Hi Kashif, Chris,
Thanks for the feedback. For now I will assume the problem is not
at Cambridge - though I don't understand why we see NAGIOS failures on
http://pprc.qmul.ac.uk/~lloyd/gridpp/nagios.html and other sites don't.
Cheers,
John
On 02/01/2013 16:09, Kashif Mohammad wrote:
> Hi John
>
> I am seeing this error on our CE's as well and probably reasonis that RAL topbdii was in unstable state for half an hour this afternoon.
>
> https://gridppnagios.physics.ox.ac.uk/nagios/cgi-bin/trends.cgi?host=lcgbdii.gridpp.rl.ac.uk&service=org.bdii.Freshness
>
> WN-rep uses lcg-cp to transfer a test file from WN to storage and it request SE endpoint from topbdii.
>
> Cheers
> Kashif
>
> -----Original Message-----
> From: Testbed Support for GridPP member institutes [mailto:[log in to unmask]] On Behalf Of John Hill
> Sent: 02 January 2013 15:46
> To: [log in to unmask]
> Subject: Intermittent NAGIOS failures
>
> Happy New Year,
> Earlier this afternoon we clocked up some NAGIOS errors in
> org.sam.WN-Rep (among others). I saw similar errors at the 5% level for
> about a week before Christmas (roughly 10-18 December) but they then
> stopped and all was OK over the holiday period until this lunchtime. I
> can see no problems on the site: the SE looks happy, the issue happens
> on random WNs, and I've made no changes since the start of December
> (other than to perform a rolling upgrade on the WNs).
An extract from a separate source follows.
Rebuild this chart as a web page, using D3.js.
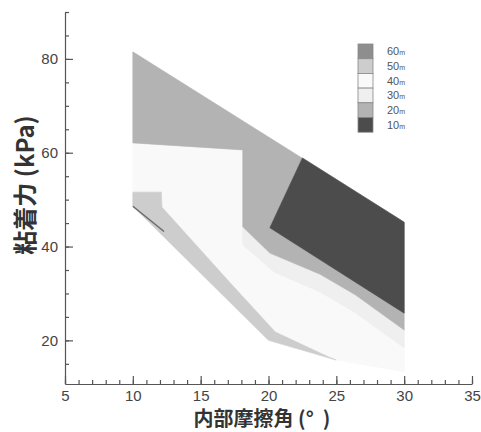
<!DOCTYPE html>
<html>
<head>
<meta charset="utf-8">
<script src="https://cdn.jsdelivr.net/npm/d3@7"></script>
<style>
  body { margin: 0; background: #fff; }
  svg { display: block; }
</style>
</head>
<body>
<div id="chart"></div>
<script>
// Contour map of cohesion vs internal friction angle

const xTicks = [5, 10, 15, 20, 25, 30, 35];
const yTicks = [20, 40, 60, 80];
const levels = ["60m", "50m", "40m", "30m", "20m", "10m"];

// contour regions as [friction angle, cohesion]
const outline40 = [[10, 81.5], [30, 45.2], [30, 13.3], [25, 15.8], [20, 20], [10, 48.6]];
const band30 = [[18.1, 44.2], [20.1, 38.6], [23.8, 34.1], [26.4, 29.7], [30, 22.2],
                [30, 18.4], [26.4, 25.9], [23.8, 30.3], [20.4, 34.6], [18.1, 40.4]];
const region20 = [[10, 81.5], [30, 45.2], [30, 22.2], [26.4, 29.7], [23.8, 34.1], [20.1, 38.6],
                  [18.1, 44.2], [18.1, 60.6], [10, 62.1]];
const region10 = [[22.5, 58.9], [30, 45.2], [30, 25.8], [20.1, 44.0]];
const band50 = [[10, 51.6], [12.1, 51.6], [12.15, 48.4], [17.2, 32.2], [20.5, 21.8],
                [24.4, 16.5], [25, 15.8], [20, 20], [10, 48.6]];

const regions = [
    { level: "40m", pts: outline40 },
    { level: "30m", pts: band30 },
    { level: "20m", pts: region20 },
    { level: "10m", pts: region10 },
    { level: "50m", pts: band50 }
];

const width = 481, height = 432;
const colour = d3.scaleOrdinal(levels,
    ["#8e8e8e", "#cdcdcd", "#f9f9f9", "#efefef", "#b3b3b3", "#4c4c4c"]);

const svg = d3.select("#chart").append("svg")
    .attr("width", width)
    .attr("height", height);

const x = d3.scaleLinear().domain([5, 35]).range([65, 472]);
const y = d3.scaleLinear().domain([10.7, 90]).range([384, 12]);

const line = d3.line().x(d => x(d[0])).y(d => y(d[1]));

// filled contour bands
svg.append("g")
    .selectAll("path")
    .data(regions)
    .join("path")
    .attr("d", d => line(d.pts) + "Z")
    .attr("fill", d => colour(d.level))
    .attr("stroke", d => colour(d.level))
    .attr("stroke-width", 0.6);

// dark rim on the lower-left edge
svg.append("path")
    .attr("d", line([band50[8], [12.3, 43.2]]))
    .attr("stroke", "#6a6a6a")
    .attr("stroke-width", 1.5)
    .attr("fill", "none");

// axes, ticks pointing inward
const fontNum = "'Liberation Sans', Arial, sans-serif";

const xMinor = svg.append("g").attr("transform", `translate(0,${y.range()[0]})`)
    .call(d3.axisBottom(x).tickValues(d3.range(5, 36, 1)).tickSize(-4).tickFormat(""));
xMinor.select(".domain").remove();

const xAxis = svg.append("g").attr("transform", `translate(0,${y.range()[0]})`)
    .call(d3.axisBottom(x).tickValues(xTicks).tickSizeInner(-8).tickSizeOuter(0).tickPadding(6));

const yMinor = svg.append("g").attr("transform", `translate(${x.range()[0]},0)`)
    .call(d3.axisLeft(y).tickValues(d3.range(15, 91, 5)).tickSize(-4).tickFormat(""));
yMinor.select(".domain").remove();

const yAxis = svg.append("g").attr("transform", `translate(${x.range()[0]},0)`)
    .call(d3.axisLeft(y).tickValues(yTicks).tickSizeInner(-8).tickSizeOuter(0).tickPadding(7));

svg.selectAll(".domain, .tick line")
    .attr("stroke", "#555")
    .attr("stroke-width", 1.2);
svg.selectAll(".tick text")
    .attr("fill", "#444")
    .style("font-family", fontNum)
    .style("font-size", "15px");

// axis titles
const fontCJK = "'Noto Sans CJK JP', 'Noto Sans CJK SC', sans-serif";

svg.append("text")
    .attr("x", 262)
    .attr("y", 426)
    .attr("text-anchor", "middle")
    .attr("fill", "#333")
    .style("font-family", fontCJK)
    .style("font-weight", "bold")
    .style("font-size", "20px")
    .style("white-space", "pre")
    .text("内部摩擦角 (°  )");

svg.append("text")
    .attr("transform", "translate(34,185) rotate(-90)")
    .attr("text-anchor", "middle")
    .attr("fill", "#333")
    .style("font-family", fontCJK)
    .style("font-weight", "bold")
    .style("font-size", "24px")
    .text("粘着力 (kPa)");

// legend
const boxH = 14.7;
const legend = svg.append("g").attr("transform", "translate(358,44)");

legend.selectAll("rect")
    .data(levels)
    .join("rect")
    .attr("x", 0)
    .attr("y", (d, i) => i * boxH)
    .attr("width", 15)
    .attr("height", boxH)
    .attr("fill", d => colour(d))
    .attr("stroke", "#888")
    .attr("stroke-width", 0.8);

const lab = legend.selectAll("text")
    .data(levels)
    .join("text")
    .attr("x", 29)
    .attr("y", (d, i) => i * boxH + boxH / 2 + 4)
    .attr("fill", "#555")
    .style("font-family", fontNum)
    .style("font-size", "11px");
lab.append("tspan").text(d => d.replace("m", ""));
lab.append("tspan").style("font-size", "7px").text("m");
</script>
</body>
</html>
Also when I look
> at NAGIOS I see what appear to be superficially similar issues at other
> sites - but they don't get penalised in the NAGIOS Availability or
> Reliability statistics.
> Given that we've been just as busy over the holiday period as before
> or after it (so the problem is unlikely to be load-related) I'm not
> convinced that the problem is at Cambridge - in which case why are we
> the only ones to get punished? On the other hand, if someone has a good
> idea where to look to identify the problem, I'd be grateful.
>
> John
>
|